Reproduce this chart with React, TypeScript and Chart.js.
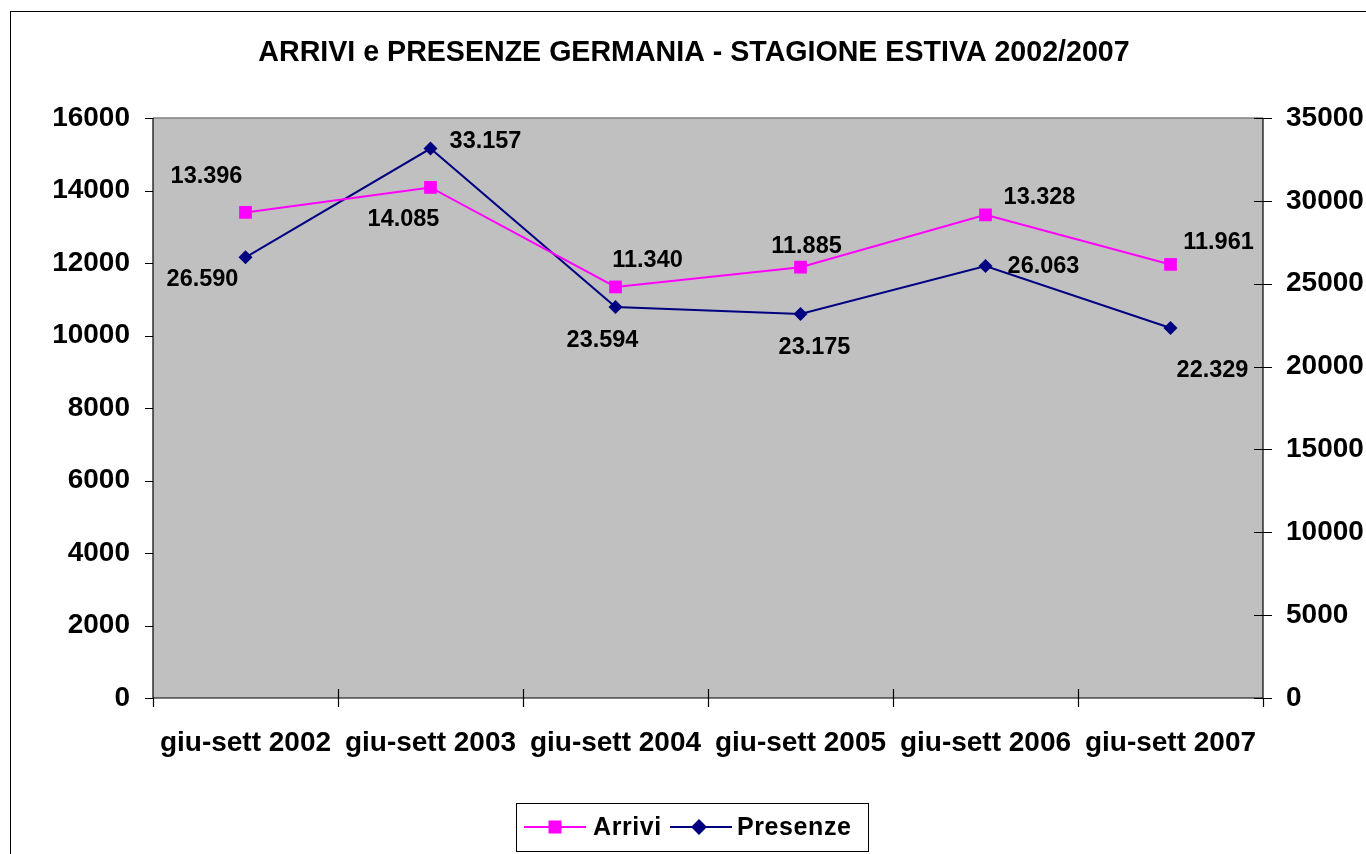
import React, { useEffect, useRef } from "react";
import { Chart, registerables } from "chart.js";

Chart.register(...registerables);

const title = "ARRIVI e PRESENZE GERMANIA - STAGIONE ESTIVA 2002/2007";
const categories = [
  "giu-sett 2002",
  "giu-sett 2003",
  "giu-sett 2004",
  "giu-sett 2005",
  "giu-sett 2006",
  "giu-sett 2007",
];
const arrivi = [13396, 14085, 11340, 11885, 13328, 11961];
const presenze = [26590, 33157, 23594, 23175, 26063, 22329];
const leftAxis = { min: 0, max: 16000, step: 2000 };
const rightAxis = { min: 0, max: 35000, step: 5000 };

// label placement offsets (pixels relative to each point)
const arriviLabelOffsets = [
  [-39, -36],
  [-27, 32],
  [32, -26],
  [6, -21],
  [54, -17],
  [48, -22],
];
const presenzeLabelOffsets = [
  [-43, 22],
  [55, -7],
  [-13, 34],
  [14, 34],
  [58, 0],
  [42, 43],
];

const MAGENTA = "#FF00FF";
const NAVY = "#000080";
const FONT = "'Liberation Sans', Arial, sans-serif";

function fmt(v: number): string {
  const s = Math.round(v).toString();
  return s.replace(/\B(?=(\d{3})+(?!\d))/g, ".");
}

const decorPlugin = {
  id: "decor",
  beforeDraw(chart: any) {
    const { ctx, chartArea: a, width, height } = chart;
    ctx.save();
    ctx.fillStyle = "#FFFFFF";
    ctx.fillRect(0, 0, width, height);
    // outer frame
    ctx.strokeStyle = "#000000";
    ctx.lineWidth = 1;
    ctx.strokeRect(10.5, 11.5, width + 20, height + 20);
    // plot area
    ctx.fillStyle = "#C0C0C0";
    ctx.fillRect(a.left, a.top, a.right - a.left, a.bottom - a.top);
    // title
    ctx.fillStyle = "#000000";
    ctx.font = `bold 28.6px ${FONT}`;
    ctx.textAlign = "center";
    ctx.textBaseline = "middle";
    ctx.fillText(title, 694, 53);
    ctx.restore();
  },
  beforeDatasetsDraw(chart: any) {
    const { ctx, chartArea: a, scales } = chart;
    ctx.save();
    // top border grey
    ctx.strokeStyle = "#808080";
    ctx.lineWidth = 1.5;
    ctx.beginPath();
    ctx.moveTo(a.left, a.top);
    ctx.lineTo(a.right, a.top);
    ctx.stroke();
    ctx.strokeStyle = "#000000";
    ctx.lineWidth = 1.2;
    ctx.beginPath();
    ctx.moveTo(a.left, a.top);
    ctx.lineTo(a.left, a.bottom);
    ctx.moveTo(a.right, a.top);
    ctx.lineTo(a.right, a.bottom);
    ctx.moveTo(a.left, a.bottom);
    ctx.lineTo(a.right, a.bottom);
    // left ticks
    const ys = scales.y;
    for (let v = leftAxis.min; v <= leftAxis.max; v += leftAxis.step) {
      const p = Math.round(ys.getPixelForValue(v)) + 0.5;
      ctx.moveTo(a.left - 8, p);
      ctx.lineTo(a.left, p);
    }
    const y1 = scales.y1;
    for (let v = rightAxis.min; v <= rightAxis.max; v += rightAxis.step) {
      const p = Math.round(y1.getPixelForValue(v)) + 0.5;
      ctx.moveTo(a.right - 9, p);
      ctx.lineTo(a.right + 9, p);
    }
    const xs = scales.x;
    const x0 = xs.getPixelForValue(0);
    const step = xs.getPixelForValue(1) - x0;
    for (let i = 0; i <= categories.length; i++) {
      const p = Math.round(x0 - step / 2 + i * step) + 0.5;
      const inner = i === 0 || i === categories.length ? 0 : 9;
      ctx.moveTo(p, a.bottom - inner);
      ctx.lineTo(p, a.bottom + 9);
    }
    ctx.stroke();
    ctx.restore();
  },
  afterDatasetsDraw(chart: any) {
    const { ctx } = chart;
    ctx.save();
    ctx.fillStyle = "#000000";
    ctx.font = `bold 23.5px ${FONT}`;
    ctx.textAlign = "center";
    ctx.textBaseline = "middle";
    const sets = [
      { idx: 0, data: arrivi, off: arriviLabelOffsets },
      { idx: 1, data: presenze, off: presenzeLabelOffsets },
    ];
    sets.forEach((s) => {
      const meta = chart.getDatasetMeta(s.idx);
      meta.data.forEach((el: any, i: number) => {
        ctx.fillText(fmt(s.data[i]), el.x + s.off[i][0], el.y + s.off[i][1]);
      });
    });
    ctx.restore();
  },
  afterDraw(chart: any) {
    const { ctx } = chart;
    ctx.save();
    // legend box
    ctx.strokeStyle = "#000000";
    ctx.lineWidth = 1;
    ctx.strokeRect(516.5, 803.5, 352, 48);
    const cy = 827;
    // Arrivi
    ctx.strokeStyle = MAGENTA;
    ctx.lineWidth = 2;
    ctx.beginPath();
    ctx.moveTo(524, cy);
    ctx.lineTo(586, cy);
    ctx.stroke();
    ctx.fillStyle = MAGENTA;
    ctx.fillRect(555 - 6.5, cy - 6.5, 13, 13);
    // Presenze
    ctx.strokeStyle = NAVY;
    ctx.beginPath();
    ctx.moveTo(670, cy);
    ctx.lineTo(732, cy);
    ctx.stroke();
    ctx.fillStyle = NAVY;
    ctx.beginPath();
    ctx.moveTo(699 - 8, cy);
    ctx.lineTo(699, cy - 8);
    ctx.lineTo(699 + 8, cy);
    ctx.lineTo(699, cy + 8);
    ctx.closePath();
    ctx.fill();
    ctx.fillStyle = "#000000";
    ctx.font = `bold 25px ${FONT}`;
    (ctx as any).letterSpacing = "0.6px";
    ctx.textAlign = "left";
    ctx.textBaseline = "middle";
    ctx.fillText("Arrivi", 593, cy + 1);
    ctx.fillText("Presenze", 737, cy + 1);
    ctx.restore();
  },
};

export default function App() {
  const ref = useRef<HTMLCanvasElement | null>(null);

  useEffect(() => {
    if (!ref.current) return;
    const tickFont = { family: FONT, size: 28, weight: "bold" as const };
    const plain = (v: any) => String(v);
    const chart = new Chart(ref.current, {
      type: "line",
      data: {
        labels: categories,
        datasets: [
          {
            label: "Arrivi",
            data: arrivi,
            yAxisID: "y",
            borderColor: MAGENTA,
            backgroundColor: MAGENTA,
            borderWidth: 2,
            pointStyle: "rect",
            pointRadius: 9,
            pointBorderWidth: 0,
            tension: 0,
          },
          {
            label: "Presenze",
            data: presenze,
            yAxisID: "y1",
            borderColor: NAVY,
            backgroundColor: NAVY,
            borderWidth: 2,
            pointStyle: "rectRot",
            pointRadius: 7,
            pointBorderWidth: 0,
            tension: 0,
          },
        ],
      },
      options: {
        responsive: false,
        animation: false,
        events: [],
        layout: { padding: { top: 118, bottom: 96, left: 0, right: 0 } },
        plugins: {
          legend: { display: false },
          title: { display: false },
          tooltip: { enabled: false },
        },
        scales: {
          x: {
            type: "category",
            offset: true,
            grid: { display: false, drawTicks: false },
            border: { display: false },
            ticks: {
              font: tickFont,
              color: "#000000",
              padding: 28,
              maxRotation: 0,
              minRotation: 0,
              autoSkip: false,
            },
            afterFit(scale: any) {
              scale.height = 60;
            },
          },
          y: {
            position: "left",
            min: leftAxis.min,
            max: leftAxis.max,
            grid: { display: false, drawTicks: false },
            border: { display: false },
            ticks: {
              stepSize: leftAxis.step,
              font: tickFont,
              color: "#000000",
              padding: 23,
              callback: plain,
            },
            afterFit(scale: any) {
              scale.width = 153;
            },
          },
          y1: {
            position: "right",
            min: rightAxis.min,
            max: rightAxis.max,
            grid: { display: false, drawTicks: false },
            border: { display: false },
            ticks: {
              stepSize: rightAxis.step,
              font: tickFont,
              color: "#000000",
              padding: 23,
              callback: plain,
            },
            afterFit(scale: any) {
              scale.width = 103;
            },
          },
        },
      },
      plugins: [decorPlugin],
    });
    return () => chart.destroy();
  }, []);

  return (
    <div
      style={{
        position: "fixed",
        left: 0,
        top: 0,
        width: 1366,
        height: 854,
        background: "#FFFFFF",
        overflow: "hidden",
      }}
    >
      <canvas ref={ref} width={1366} height={854} style={{ display: "block" }} />
    </div>
  );
}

= Do this =
Copy exactly the lines running from the beginning of the listing through the line that has "35000, step: 5000". Drop the pictures.

= Response below =
Reproduce this chart with React, TypeScript and Chart.js.
import React, { useEffect, useRef } from "react";
import { Chart, registerables } from "chart.js";

Chart.register(...registerables);

const title = "ARRIVI e PRESENZE GERMANIA - STAGIONE ESTIVA 2002/2007";
const categories = [
  "giu-sett 2002",
  "giu-sett 2003",
  "giu-sett 2004",
  "giu-sett 2005",
  "giu-sett 2006",
  "giu-sett 2007",
];
const arrivi = [13396, 14085, 11340, 11885, 13328, 11961];
const presenze = [26590, 33157, 23594, 23175, 26063, 22329];
const leftAxis = { min: 0, max: 16000, step: 2000 };
const rightAxis = { min: 0, max: 35000, step: 5000 };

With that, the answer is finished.